INSTRUCTION
Every record that follows must be duplicated exactly, with images left out.

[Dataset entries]
↓↓↓

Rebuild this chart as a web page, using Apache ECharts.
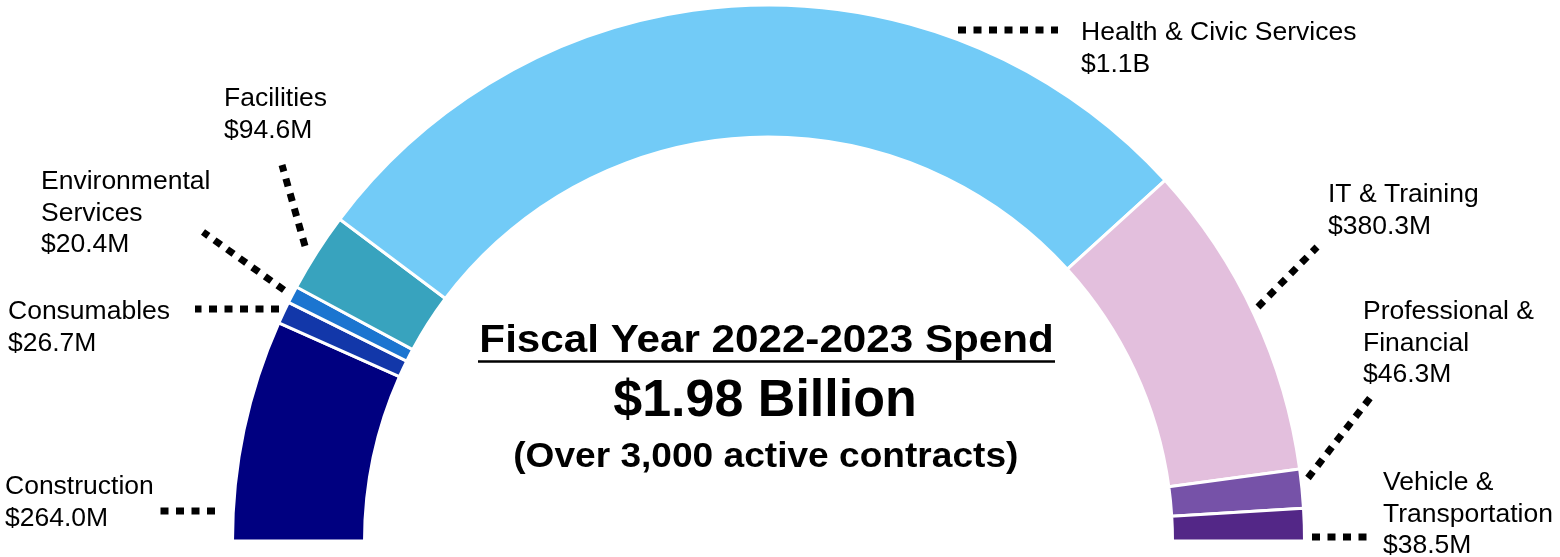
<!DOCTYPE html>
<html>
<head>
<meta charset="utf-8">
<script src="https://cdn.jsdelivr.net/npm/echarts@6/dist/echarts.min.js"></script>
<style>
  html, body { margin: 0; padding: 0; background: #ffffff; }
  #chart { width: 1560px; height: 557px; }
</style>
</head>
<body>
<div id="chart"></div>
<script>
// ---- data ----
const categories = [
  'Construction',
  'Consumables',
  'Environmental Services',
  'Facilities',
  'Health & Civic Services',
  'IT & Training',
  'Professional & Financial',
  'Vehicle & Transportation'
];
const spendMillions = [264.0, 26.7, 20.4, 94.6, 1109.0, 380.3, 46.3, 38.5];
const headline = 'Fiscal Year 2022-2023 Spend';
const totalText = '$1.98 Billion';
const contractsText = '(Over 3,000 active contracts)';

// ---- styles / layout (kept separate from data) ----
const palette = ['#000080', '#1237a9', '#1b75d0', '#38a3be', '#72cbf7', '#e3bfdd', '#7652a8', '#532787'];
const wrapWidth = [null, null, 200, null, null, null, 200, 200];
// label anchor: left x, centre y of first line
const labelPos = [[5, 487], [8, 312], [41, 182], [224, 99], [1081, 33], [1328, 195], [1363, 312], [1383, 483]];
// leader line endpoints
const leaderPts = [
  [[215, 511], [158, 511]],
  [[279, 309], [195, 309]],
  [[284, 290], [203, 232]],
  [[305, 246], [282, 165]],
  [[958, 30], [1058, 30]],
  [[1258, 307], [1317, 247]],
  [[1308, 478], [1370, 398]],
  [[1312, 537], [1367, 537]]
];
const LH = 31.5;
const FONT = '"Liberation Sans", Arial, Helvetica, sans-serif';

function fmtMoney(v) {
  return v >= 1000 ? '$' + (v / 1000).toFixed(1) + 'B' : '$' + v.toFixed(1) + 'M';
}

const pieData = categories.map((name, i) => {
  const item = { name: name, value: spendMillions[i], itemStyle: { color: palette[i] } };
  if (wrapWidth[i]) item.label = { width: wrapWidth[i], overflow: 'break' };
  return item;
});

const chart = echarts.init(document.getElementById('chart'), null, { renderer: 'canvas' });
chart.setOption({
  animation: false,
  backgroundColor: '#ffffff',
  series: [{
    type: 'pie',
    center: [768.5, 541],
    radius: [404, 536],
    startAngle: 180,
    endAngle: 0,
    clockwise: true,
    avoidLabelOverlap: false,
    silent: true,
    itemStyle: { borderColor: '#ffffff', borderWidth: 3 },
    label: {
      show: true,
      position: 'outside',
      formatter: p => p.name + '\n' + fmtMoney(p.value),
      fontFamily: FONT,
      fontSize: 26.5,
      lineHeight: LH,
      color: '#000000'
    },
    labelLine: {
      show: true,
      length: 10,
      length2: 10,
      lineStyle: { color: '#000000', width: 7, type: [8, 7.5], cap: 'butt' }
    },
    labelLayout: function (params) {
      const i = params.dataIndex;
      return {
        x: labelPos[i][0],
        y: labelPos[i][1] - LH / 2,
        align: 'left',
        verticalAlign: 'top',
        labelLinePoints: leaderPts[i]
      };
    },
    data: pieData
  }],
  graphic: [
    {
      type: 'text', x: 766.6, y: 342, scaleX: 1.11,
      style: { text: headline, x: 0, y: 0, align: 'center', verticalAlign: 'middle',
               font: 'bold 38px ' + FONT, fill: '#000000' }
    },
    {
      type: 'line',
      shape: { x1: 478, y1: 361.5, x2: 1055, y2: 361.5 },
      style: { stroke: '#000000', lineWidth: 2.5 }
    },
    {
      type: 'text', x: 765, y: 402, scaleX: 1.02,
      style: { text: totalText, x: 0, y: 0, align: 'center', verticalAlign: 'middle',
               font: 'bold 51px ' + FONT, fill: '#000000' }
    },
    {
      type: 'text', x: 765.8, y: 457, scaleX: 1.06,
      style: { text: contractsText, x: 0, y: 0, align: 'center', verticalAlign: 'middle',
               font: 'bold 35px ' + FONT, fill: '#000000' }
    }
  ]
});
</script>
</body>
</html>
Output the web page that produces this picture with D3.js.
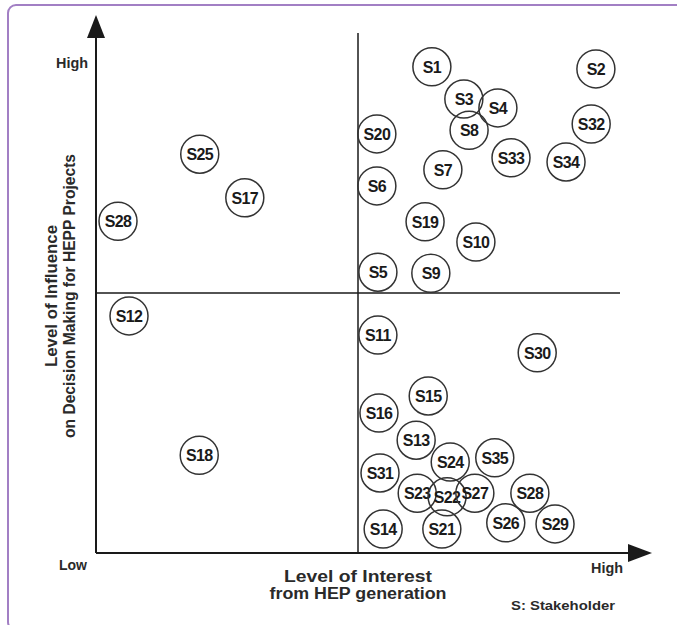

↑↑↑

SOLVED PROBLEM
Rebuild this chart as a web page, using Apache ECharts.
<!DOCTYPE html>
<html>
<head>
<meta charset="utf-8">
<script src="https://cdn.jsdelivr.net/npm/echarts@6/dist/echarts.min.js"></script>
<style>
  html, body { margin: 0; padding: 0; background: #ffffff; }
  #chart { width: 1560px; height: 557px; }
</style>
</head>
<body>
<div id="chart"></div>
<script>
// ---- data ----
const categories = [
  'Construction',
  'Consumables',
  'Environmental Services',
  'Facilities',
  'Health & Civic Services',
  'IT & Training',
  'Professional & Financial',
  'Vehicle & Transportation'
];
const spendMillions = [264.0, 26.7, 20.4, 94.6, 1109.0, 380.3, 46.3, 38.5];
const headline = 'Fiscal Year 2022-2023 Spend';
const totalText = '$1.98 Billion';
const contractsText = '(Over 3,000 active contracts)';

// ---- styles / layout (kept separate from data) ----
const palette = ['#000080', '#1237a9', '#1b75d0', '#38a3be', '#72cbf7', '#e3bfdd', '#7652a8', '#532787'];
const wrapWidth = [null, null, 200, null, null, null, 200, 200];
// label anchor: left x, centre y of first line
const labelPos = [[5, 487], [8, 312], [41, 182], [224, 99], [1081, 33], [1328, 195], [1363, 312], [1383, 483]];
// leader line endpoints
const leaderPts = [
  [[215, 511], [158, 511]],
  [[279, 309], [195, 309]],
  [[284, 290], [203, 232]],
  [[305, 246], [282, 165]],
  [[958, 30], [1058, 30]],
  [[1258, 307], [1317, 247]],
  [[1308, 478], [1370, 398]],
  [[1312, 537], [1367, 537]]
];
const LH = 31.5;
const FONT = '"Liberation Sans", Arial, Helvetica, sans-serif';

function fmtMoney(v) {
  return v >= 1000 ? '$' + (v / 1000).toFixed(1) + 'B' : '$' + v.toFixed(1) + 'M';
}

const pieData = categories.map((name, i) => {
  const item = { name: name, value: spendMillions[i], itemStyle: { color: palette[i] } };
  if (wrapWidth[i]) item.label = { width: wrapWidth[i], overflow: 'break' };
  return item;
});

const chart = echarts.init(document.getElementById('chart'), null, { renderer: 'canvas' });
chart.setOption({
  animation: false,
  backgroundColor: '#ffffff',
  series: [{
    type: 'pie',
    center: [768.5, 541],
    radius: [404, 536],
    startAngle: 180,
    endAngle: 0,
    clockwise: true,
    avoidLabelOverlap: false,
    silent: true,
    itemStyle: { borderColor: '#ffffff', borderWidth: 3 },
    label: {
      show: true,
      position: 'outside',
      formatter: p => p.name + '\n' + fmtMoney(p.value),
      fontFamily: FONT,
      fontSize: 26.5,
      lineHeight: LH,
      color: '#000000'
    },
    labelLine: {
      show: true,
      length: 10,
      length2: 10,
      lineStyle: { color: '#000000', width: 7, type: [8, 7.5], cap: 'butt' }
    },
    labelLayout: function (params) {
      const i = params.dataIndex;
      return {
        x: labelPos[i][0],
        y: labelPos[i][1] - LH / 2,
        align: 'left',
        verticalAlign: 'top',
        labelLinePoints: leaderPts[i]
      };
    },
    data: pieData
  }],
  graphic: [
    {
      type: 'text', x: 766.6, y: 342, scaleX: 1.11,
      style: { text: headline, x: 0, y: 0, align: 'center', verticalAlign: 'middle',
               font: 'bold 38px ' + FONT, fill: '#000000' }
    },
    {
      type: 'line',
      shape: { x1: 478, y1: 361.5, x2: 1055, y2: 361.5 },
      style: { stroke: '#000000', lineWidth: 2.5 }
    },
    {
      type: 'text', x: 765, y: 402, scaleX: 1.02,
      style: { text: totalText, x: 0, y: 0, align: 'center', verticalAlign: 'middle',
               font: 'bold 51px ' + FONT, fill: '#000000' }
    },
    {
      type: 'text', x: 765.8, y: 457, scaleX: 1.06,
      style: { text: contractsText, x: 0, y: 0, align: 'center', verticalAlign: 'middle',
               font: 'bold 35px ' + FONT, fill: '#000000' }
    }
  ]
});
</script>
</body>
</html>
Output the web page that produces this picture with D3.js.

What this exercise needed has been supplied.